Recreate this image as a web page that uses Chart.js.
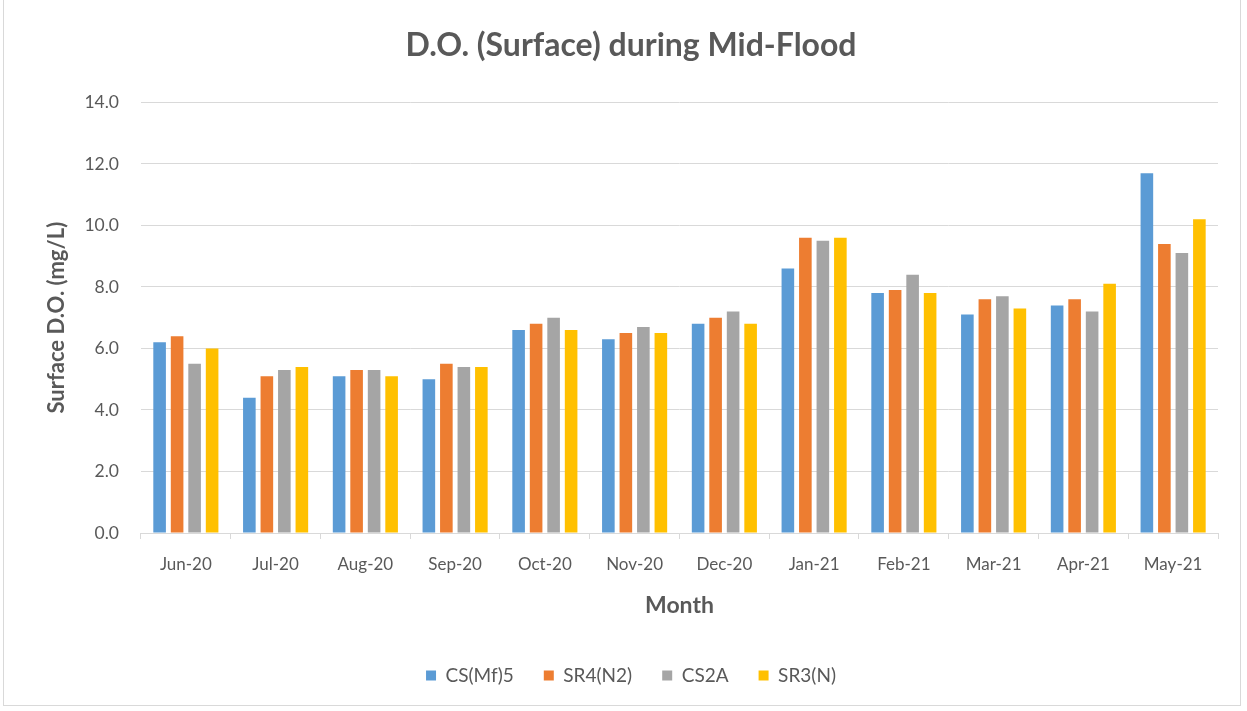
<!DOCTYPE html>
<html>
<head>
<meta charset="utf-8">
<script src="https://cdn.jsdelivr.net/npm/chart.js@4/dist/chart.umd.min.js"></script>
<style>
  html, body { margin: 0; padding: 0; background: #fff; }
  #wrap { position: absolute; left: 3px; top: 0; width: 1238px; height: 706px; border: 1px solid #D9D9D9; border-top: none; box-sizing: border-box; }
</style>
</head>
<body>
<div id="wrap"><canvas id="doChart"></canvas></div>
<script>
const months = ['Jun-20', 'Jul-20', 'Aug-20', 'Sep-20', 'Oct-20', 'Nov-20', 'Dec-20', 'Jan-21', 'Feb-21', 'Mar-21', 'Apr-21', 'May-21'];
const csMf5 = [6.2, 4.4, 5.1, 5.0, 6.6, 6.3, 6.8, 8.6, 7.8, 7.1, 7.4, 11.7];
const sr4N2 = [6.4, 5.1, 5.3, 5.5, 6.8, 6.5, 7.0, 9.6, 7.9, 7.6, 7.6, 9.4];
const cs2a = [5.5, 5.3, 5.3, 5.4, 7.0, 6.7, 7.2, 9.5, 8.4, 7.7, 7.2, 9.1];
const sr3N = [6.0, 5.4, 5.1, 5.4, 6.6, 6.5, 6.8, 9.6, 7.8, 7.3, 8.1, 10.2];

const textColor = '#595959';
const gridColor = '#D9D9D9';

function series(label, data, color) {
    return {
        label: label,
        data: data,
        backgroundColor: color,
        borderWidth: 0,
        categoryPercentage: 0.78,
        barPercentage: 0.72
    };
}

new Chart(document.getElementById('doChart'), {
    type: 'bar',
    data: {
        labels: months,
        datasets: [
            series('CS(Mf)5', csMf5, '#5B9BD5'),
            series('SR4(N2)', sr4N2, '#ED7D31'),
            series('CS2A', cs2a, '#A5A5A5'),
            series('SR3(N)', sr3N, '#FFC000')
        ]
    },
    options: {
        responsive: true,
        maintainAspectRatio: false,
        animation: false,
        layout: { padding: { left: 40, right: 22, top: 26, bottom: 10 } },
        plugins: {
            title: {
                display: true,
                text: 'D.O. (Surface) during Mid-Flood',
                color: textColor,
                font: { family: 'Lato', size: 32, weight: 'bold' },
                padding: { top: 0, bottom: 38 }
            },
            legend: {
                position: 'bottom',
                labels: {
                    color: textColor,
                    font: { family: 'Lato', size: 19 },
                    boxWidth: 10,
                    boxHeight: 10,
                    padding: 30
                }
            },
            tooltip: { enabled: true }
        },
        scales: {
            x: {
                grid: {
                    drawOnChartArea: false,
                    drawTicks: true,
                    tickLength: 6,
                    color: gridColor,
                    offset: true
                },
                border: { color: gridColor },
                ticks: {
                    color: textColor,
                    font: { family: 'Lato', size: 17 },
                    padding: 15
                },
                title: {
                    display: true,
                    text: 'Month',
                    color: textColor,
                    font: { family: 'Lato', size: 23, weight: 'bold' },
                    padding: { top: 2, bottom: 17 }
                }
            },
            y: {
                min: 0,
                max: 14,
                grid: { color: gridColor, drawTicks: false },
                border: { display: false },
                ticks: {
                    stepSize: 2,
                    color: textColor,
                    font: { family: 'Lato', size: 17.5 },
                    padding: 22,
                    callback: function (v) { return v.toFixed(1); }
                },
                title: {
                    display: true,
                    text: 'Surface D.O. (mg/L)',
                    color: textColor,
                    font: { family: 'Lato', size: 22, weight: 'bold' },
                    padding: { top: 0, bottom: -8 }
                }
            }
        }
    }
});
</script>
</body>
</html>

========================================

> **SHORT PROBLEM**: Write out each line again precisely as it appears, skipping every picture.

> **SOLUTION**:
Recreate this image as a web page that uses Chart.js.
<!DOCTYPE html>
<html>
<head>
<meta charset="utf-8">
<script src="https://cdn.jsdelivr.net/npm/chart.js@4/dist/chart.umd.min.js"></script>
<style>
  html, body { margin: 0; padding: 0; background: #fff; }
  #wrap { position: absolute; left: 3px; top: 0; width: 1238px; height: 706px; border: 1px solid #D9D9D9; border-top: none; box-sizing: border-box; }
</style>
</head>
<body>
<div id="wrap"><canvas id="doChart"></canvas></div>
<script>
const months = ['Jun-20', 'Jul-20', 'Aug-20', 'Sep-20', 'Oct-20', 'Nov-20', 'Dec-20', 'Jan-21', 'Feb-21', 'Mar-21', 'Apr-21', 'May-21'];
const csMf5 = [6.2, 4.4, 5.1, 5.0, 6.6, 6.3, 6.8, 8.6, 7.8, 7.1, 7.4, 11.7];
const sr4N2 = [6.4, 5.1, 5.3, 5.5, 6.8, 6.5, 7.0, 9.6, 7.9, 7.6, 7.6, 9.4];
const cs2a = [5.5, 5.3, 5.3, 5.4, 7.0, 6.7, 7.2, 9.5, 8.4, 7.7, 7.2, 9.1];
const sr3N = [6.0, 5.4, 5.1, 5.4, 6.6, 6.5, 6.8, 9.6, 7.8, 7.3, 8.1, 10.2];

const textColor = '#595959';
const gridColor = '#D9D9D9';

function series(label, data, color) {
    return {
        label: label,
        data: data,
        backgroundColor: color,
        borderWidth: 0,
        categoryPercentage: 0.78,
        barPercentage: 0.72
    };
}

new Chart(document.getElementById('doChart'), {
    type: 'bar',
    data: {
        labels: months,
        datasets: [
            series('CS(Mf)5', csMf5, '#5B9BD5'),
            series('SR4(N2)', sr4N2, '#ED7D31'),
            series('CS2A', cs2a, '#A5A5A5'),
            series('SR3(N)', sr3N, '#FFC000')
        ]
    },
    options: {
        responsive: true,
        maintainAspectRatio: false,
        animation: false,
        layout: { padding: { left: 40, right: 22, top: 26, bottom: 10 } },
        plugins: {
            title: {
                display: true,
                text: 'D.O. (Surface) during Mid-Flood',
                color: textColor,
                font: { family: 'Lato', size: 32, weight: 'bold' },
                padding: { top: 0, bottom: 38 }
            },
            legend: {
                position: 'bottom',
                labels: {
                    color: textColor,
                    font: { family: 'Lato', size: 19 },
                    boxWidth: 10,
                    boxHeight: 10,
                    padding: 30
                }
            },
            tooltip: { enabled: true }
        },
        scales: {
            x: {
                grid: {
                    drawOnChartArea: false,
                    drawTicks: true,
                    tickLength: 6,
                    color: gridColor,
                    offset: true
                },
                border: { color: gridColor },
                ticks: {
                    color: textColor,
                    font: { family: 'Lato', size: 17 },
                    padding: 15
                },
                title: {
                    display: true,
                    text: 'Month',
                    color: textColor,
                    font: { family: 'Lato', size: 23, weight: 'bold' },
                    padding: { top: 2, bottom: 17 }
                }
            },
            y: {
                min: 0,
                max: 14,
                grid: { color: gridColor, drawTicks: false },
                border: { display: false },
                ticks: {
                    stepSize: 2,
                    color: textColor,
                    font: { family: 'Lato', size: 17.5 },
                    padding: 22,
                    callback: function (v) { return v.toFixed(1); }
                },
                title: {
                    display: true,
                    text: 'Surface D.O. (mg/L)',
                    color: textColor,
                    font: { family: 'Lato', size: 22, weight: 'bold' },
                    padding: { top: 0, bottom: -8 }
                }
            }
        }
    }
});
</script>
</body>
</html>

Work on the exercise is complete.